Canadiens general manager Marc Bergevin made another depth splash Monday morning in acquiring veteran forward Corey Perry via free agency. The deal has been reported to be 1-year worth $750,000. With forward Michael Frolik also being added at the same price just days ago, it is beginning to look a little crowded in the Canadiens bottom six. Today we will have a look at where Perry might fit into the Canadiens lineup and what he can contribute to the team moving forward.
Personally, I view Perry’s signing as a tacit agreement based on two primary factors. One, as another move to institute the fomentation of a winning culture within the team’s dressing room. Two, as an insurance policy provided injuries occur in a tightly scheduled 56 game grind.
Perry brings over 1,000 games of regular-season NHL experience as a member of the Anaheim Ducks and Dallas Stars as well as 145 playoff games. He is a member of the illustrious Triple Gold Club meaning he has won an Olympic gold medal, World Championship gold medal and a Stanley Cup. He is very capable of stepping in and providing leadership, stability and grit to the Canadiens.
Perry’s On-Ice Potential
He will never be the 50 goal or even 40, 30 or 20 goal scorer he once was but he can still be competitive. After only scoring five goals and 21 points in 57 games in 2019-20, Perry raised his game in the playoffs helping the Dallas Stars reach their first Stanley Cup Final since 1999-00. He finished the playoffs with five goals and nine points in 27 games. Three of those five goals came in the Stanley Cup Final, including the double-overtime winner in Game 5. The Habs could use more clutch scoring.
As seen in the video of Perry’s final playoff goal, he still has a nose for finding loose pucks near the net. This is a skill that never truly loses its value and is generally regarded as premium in the playoffs. If Perry can establish himself as a consistent net-front presence in 2020-21, he can perhaps take on some of the opposition ire that is usually reserved for Brendan Gallagher. In addition, Perry’s ability to cause a ruckus near the net could open the door for some power-play time.

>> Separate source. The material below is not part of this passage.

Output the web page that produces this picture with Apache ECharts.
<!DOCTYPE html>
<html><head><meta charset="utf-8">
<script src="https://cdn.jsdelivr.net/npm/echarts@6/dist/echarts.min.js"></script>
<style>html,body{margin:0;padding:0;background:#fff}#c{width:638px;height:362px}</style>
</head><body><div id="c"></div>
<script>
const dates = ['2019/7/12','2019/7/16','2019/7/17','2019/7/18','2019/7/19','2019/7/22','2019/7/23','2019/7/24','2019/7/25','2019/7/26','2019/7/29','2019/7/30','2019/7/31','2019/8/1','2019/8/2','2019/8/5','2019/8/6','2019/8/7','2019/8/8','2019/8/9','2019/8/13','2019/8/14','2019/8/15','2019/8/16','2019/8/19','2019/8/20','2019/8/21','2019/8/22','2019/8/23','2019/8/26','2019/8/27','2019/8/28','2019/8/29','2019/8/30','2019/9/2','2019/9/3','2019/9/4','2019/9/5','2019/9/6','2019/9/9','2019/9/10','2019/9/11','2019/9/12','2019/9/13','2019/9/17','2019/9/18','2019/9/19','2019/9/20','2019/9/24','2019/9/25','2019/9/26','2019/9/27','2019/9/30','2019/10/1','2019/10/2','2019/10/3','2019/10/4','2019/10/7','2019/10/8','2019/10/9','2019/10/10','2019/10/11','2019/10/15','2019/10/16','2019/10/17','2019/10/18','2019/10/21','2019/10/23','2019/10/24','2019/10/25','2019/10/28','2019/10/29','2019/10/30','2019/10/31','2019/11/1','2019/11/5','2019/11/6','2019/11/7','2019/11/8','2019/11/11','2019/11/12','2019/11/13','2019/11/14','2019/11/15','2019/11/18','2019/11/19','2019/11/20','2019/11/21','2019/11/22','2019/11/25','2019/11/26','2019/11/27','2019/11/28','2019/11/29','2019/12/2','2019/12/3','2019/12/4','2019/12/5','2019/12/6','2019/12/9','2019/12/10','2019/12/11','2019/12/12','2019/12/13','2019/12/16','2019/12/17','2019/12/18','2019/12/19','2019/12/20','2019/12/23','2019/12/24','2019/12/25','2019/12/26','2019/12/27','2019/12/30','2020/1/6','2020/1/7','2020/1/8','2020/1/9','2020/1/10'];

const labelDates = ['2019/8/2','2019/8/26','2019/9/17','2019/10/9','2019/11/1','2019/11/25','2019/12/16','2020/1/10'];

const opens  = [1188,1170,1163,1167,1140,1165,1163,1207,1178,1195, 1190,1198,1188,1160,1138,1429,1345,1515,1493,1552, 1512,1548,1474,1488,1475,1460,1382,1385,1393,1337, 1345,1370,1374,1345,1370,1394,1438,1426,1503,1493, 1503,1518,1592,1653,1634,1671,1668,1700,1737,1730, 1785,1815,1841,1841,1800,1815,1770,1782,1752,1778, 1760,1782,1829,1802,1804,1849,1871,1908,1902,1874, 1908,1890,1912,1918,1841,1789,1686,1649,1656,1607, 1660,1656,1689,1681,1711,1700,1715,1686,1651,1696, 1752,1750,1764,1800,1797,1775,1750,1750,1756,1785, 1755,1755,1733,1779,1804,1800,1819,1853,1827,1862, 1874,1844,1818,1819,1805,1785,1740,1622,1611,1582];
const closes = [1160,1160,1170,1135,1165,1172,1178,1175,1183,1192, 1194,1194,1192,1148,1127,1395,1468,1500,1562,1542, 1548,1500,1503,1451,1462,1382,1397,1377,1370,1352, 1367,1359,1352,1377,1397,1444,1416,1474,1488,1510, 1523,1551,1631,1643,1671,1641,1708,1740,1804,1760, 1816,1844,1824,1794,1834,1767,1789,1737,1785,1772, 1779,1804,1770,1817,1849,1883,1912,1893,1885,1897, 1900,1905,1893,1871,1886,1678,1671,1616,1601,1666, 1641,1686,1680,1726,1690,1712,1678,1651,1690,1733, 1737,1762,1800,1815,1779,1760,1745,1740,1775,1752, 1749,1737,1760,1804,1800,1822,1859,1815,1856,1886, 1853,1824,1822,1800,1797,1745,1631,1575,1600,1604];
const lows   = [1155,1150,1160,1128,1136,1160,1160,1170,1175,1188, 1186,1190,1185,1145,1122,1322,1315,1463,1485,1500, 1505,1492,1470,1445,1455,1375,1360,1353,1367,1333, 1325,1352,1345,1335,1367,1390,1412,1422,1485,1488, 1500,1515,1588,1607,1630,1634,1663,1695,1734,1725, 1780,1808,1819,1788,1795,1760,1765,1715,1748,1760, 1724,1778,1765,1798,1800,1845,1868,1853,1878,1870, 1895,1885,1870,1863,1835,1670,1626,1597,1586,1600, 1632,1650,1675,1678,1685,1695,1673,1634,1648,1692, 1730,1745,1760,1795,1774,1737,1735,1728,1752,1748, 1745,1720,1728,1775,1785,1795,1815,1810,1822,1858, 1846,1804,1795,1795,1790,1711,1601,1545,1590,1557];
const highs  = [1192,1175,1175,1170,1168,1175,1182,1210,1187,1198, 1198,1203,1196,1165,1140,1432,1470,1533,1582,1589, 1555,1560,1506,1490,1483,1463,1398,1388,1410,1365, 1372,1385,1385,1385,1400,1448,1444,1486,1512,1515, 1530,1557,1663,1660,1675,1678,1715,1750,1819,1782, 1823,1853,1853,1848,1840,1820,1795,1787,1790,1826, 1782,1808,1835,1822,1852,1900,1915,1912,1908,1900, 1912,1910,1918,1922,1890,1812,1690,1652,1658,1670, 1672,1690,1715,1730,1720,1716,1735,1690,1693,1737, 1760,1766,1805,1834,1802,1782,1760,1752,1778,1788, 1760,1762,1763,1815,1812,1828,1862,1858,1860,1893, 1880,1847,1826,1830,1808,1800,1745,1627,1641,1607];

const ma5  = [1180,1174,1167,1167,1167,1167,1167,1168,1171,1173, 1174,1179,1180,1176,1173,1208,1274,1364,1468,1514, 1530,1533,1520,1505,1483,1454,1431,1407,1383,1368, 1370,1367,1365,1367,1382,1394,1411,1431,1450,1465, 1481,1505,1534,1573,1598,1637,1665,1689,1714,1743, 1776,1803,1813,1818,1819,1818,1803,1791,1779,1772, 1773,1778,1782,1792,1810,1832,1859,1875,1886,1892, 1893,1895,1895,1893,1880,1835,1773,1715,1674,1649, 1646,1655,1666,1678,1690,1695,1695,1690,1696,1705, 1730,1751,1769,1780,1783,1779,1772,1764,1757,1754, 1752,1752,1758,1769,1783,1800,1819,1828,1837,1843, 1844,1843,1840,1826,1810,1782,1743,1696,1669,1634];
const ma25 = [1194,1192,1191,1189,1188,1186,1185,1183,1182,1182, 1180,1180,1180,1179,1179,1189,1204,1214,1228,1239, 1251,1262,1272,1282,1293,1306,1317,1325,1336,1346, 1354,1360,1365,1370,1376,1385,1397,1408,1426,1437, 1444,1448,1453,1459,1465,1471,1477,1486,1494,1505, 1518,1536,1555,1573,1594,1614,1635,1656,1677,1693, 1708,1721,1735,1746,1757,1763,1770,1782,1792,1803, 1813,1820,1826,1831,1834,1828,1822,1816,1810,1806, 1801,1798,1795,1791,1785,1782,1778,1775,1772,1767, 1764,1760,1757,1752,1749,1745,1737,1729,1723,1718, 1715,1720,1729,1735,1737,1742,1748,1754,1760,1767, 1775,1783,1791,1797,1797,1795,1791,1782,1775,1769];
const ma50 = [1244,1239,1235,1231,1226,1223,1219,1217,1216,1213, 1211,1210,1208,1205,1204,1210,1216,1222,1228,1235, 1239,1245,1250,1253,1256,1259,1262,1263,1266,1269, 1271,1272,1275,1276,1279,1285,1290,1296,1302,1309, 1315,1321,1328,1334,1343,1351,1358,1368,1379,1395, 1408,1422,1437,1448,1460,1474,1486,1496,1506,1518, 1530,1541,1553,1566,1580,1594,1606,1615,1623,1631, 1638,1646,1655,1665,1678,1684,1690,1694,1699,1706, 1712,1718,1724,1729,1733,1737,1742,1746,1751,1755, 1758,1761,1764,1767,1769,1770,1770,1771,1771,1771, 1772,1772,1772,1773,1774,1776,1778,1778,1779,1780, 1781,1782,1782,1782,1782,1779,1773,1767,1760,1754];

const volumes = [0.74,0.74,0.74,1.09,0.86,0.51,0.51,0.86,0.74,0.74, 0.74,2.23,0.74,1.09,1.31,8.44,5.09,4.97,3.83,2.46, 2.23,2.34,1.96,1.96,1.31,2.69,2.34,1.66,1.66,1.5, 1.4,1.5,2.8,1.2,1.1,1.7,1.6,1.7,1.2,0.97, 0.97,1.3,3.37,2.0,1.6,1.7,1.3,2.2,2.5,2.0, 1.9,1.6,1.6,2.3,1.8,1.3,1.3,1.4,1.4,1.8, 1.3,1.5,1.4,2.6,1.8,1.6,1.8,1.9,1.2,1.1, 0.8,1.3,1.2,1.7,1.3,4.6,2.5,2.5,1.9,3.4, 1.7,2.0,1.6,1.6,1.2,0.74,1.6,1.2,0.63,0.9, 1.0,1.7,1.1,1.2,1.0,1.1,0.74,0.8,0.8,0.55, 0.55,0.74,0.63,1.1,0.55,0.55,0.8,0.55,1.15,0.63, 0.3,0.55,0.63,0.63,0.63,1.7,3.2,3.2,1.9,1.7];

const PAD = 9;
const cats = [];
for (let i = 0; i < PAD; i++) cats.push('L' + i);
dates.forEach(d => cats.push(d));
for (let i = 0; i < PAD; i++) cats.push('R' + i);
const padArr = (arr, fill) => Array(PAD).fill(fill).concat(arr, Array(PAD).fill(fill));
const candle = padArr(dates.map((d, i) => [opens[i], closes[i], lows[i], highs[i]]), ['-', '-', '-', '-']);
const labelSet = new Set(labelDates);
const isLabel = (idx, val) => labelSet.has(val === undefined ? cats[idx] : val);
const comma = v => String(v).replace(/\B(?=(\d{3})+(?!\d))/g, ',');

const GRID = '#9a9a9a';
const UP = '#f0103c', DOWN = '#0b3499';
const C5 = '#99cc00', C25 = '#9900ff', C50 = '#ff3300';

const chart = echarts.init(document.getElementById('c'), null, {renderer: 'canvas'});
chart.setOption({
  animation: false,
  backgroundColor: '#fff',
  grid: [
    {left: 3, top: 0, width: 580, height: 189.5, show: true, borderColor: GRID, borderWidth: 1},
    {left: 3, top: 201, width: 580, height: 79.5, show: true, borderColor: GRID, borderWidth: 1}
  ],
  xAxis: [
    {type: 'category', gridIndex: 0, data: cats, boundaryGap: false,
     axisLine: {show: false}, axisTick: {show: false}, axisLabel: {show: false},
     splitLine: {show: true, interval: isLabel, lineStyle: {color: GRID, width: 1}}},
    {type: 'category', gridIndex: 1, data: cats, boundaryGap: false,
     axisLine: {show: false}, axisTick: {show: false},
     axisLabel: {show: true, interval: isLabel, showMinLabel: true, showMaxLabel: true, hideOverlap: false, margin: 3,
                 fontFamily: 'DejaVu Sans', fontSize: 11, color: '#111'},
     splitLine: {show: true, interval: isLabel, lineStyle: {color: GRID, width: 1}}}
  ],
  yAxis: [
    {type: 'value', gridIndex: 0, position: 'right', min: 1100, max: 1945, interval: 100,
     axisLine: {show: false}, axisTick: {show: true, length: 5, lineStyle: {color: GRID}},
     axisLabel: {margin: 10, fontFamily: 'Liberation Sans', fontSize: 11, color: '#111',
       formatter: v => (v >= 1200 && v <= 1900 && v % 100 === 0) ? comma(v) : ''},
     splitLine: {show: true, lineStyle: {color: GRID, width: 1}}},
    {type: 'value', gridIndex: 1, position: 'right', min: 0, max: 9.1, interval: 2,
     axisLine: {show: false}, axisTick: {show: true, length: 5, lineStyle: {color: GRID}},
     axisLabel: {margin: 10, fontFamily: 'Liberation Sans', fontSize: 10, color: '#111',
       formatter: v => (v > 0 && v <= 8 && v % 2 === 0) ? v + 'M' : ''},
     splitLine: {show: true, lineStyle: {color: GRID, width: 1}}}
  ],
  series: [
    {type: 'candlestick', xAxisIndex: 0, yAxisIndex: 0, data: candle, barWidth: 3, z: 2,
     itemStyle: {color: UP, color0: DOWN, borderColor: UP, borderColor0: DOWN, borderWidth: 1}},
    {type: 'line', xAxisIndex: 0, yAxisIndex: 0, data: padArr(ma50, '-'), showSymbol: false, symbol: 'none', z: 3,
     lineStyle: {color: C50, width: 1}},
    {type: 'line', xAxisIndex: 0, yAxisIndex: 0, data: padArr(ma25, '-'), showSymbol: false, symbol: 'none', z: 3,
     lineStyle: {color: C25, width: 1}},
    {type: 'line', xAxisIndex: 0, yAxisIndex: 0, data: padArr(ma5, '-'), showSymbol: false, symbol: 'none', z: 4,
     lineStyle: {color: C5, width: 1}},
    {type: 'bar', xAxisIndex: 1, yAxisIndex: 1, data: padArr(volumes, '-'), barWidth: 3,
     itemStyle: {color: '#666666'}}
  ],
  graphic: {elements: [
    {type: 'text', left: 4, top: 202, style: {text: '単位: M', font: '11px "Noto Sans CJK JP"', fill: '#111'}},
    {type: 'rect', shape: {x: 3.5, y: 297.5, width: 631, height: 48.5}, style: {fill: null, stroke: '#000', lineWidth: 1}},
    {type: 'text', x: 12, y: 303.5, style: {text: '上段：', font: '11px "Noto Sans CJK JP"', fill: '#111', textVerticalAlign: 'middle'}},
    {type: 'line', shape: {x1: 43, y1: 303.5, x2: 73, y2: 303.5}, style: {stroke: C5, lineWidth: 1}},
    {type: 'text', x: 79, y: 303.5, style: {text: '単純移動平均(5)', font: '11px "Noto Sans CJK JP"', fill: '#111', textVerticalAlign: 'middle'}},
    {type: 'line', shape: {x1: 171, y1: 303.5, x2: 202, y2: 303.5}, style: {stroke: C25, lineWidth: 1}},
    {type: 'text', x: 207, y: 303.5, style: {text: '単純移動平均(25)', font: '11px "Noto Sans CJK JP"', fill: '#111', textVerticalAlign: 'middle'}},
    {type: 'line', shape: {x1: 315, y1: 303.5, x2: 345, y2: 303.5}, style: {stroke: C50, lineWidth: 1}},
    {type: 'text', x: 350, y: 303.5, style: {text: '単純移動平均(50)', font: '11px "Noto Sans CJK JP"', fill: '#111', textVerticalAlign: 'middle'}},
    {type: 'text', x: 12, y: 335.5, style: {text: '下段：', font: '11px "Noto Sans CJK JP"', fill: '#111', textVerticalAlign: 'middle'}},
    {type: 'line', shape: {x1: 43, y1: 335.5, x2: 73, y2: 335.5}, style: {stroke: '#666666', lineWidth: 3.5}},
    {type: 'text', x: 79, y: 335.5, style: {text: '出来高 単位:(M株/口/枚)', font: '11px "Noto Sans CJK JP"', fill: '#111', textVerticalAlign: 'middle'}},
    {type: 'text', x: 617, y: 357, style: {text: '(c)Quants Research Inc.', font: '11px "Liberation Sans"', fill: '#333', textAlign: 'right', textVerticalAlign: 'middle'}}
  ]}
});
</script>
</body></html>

Regardless of his potential offensive contributions, Perry proved last season that he was still a fairly reliable defensive player. If he can prove he is not a liability defensively then he will endear himself to coach Claude Julien. There is actually some familiarity between the head coach and Perry stemming from their days as part of the 2014 Canadian Olympic team. Julien knows he can trust Perry in pressure situations.
In the past, Julien has tended to lean on veteran players so expect Perry in the lineup if a teammate is struggling defensively. That said, it is still unclear where Perry might find himself on opening night.
Canadiens Taxi Squad
I think it is most likely that Perry splits his time shuttling between playing regular bottom-six minutes and the taxi squad. My thoughts on this partially stem from two things. The currently projected bottom six players for the Canadiens are quite good in those positions and it is difficult to imagine him easily replacing one of them. Secondly, from the layout of the newly formed Northern Division, it may make sense to have Perry in the lineup against certain teams but not against others.
Although the stylistic distinctions between east and west are less pronounced these days, Perry has spent his entire career playing in a tough Western Conference.
In the new format, the Canadiens will have play more frequently against teams with notable grit, including the Calgary Flames, Winnipeg Jets, Vancouver Canucks and in many ways the Ottawa Senators. It would not surprise me if Perry was inserted purposefully for the sort of games where a grind is expected. That is after all, what he is all about. I am not saying he will only play against the teams with more grit but it would make sense to me if Julien deployed Perry strategically.
Secondly, the knock on Perry has always been related to his skating and speed. He is certainly slower than most, if not all, of the Canadiens current forwards, meaning he may struggle to fit the team mold of pushing the pace. Against teams like the Leafs, Oilers or Canucks I could see this being a slight problem. Nothing major, but it may mean someone with more speed will need to be utilized. I think in those matchups you fight speed with speed.
In any case, training camp is just around the corner and it will not be long before we get a glimpse into what Julien’s plans may be for Perry. His presence, along with Frolik’s, should at the very least create some interesting internal competition which may help prepare the team for the season. Overall, I see Perry’s addition as a positive one as he should be a reliable depth option for the Canadiens.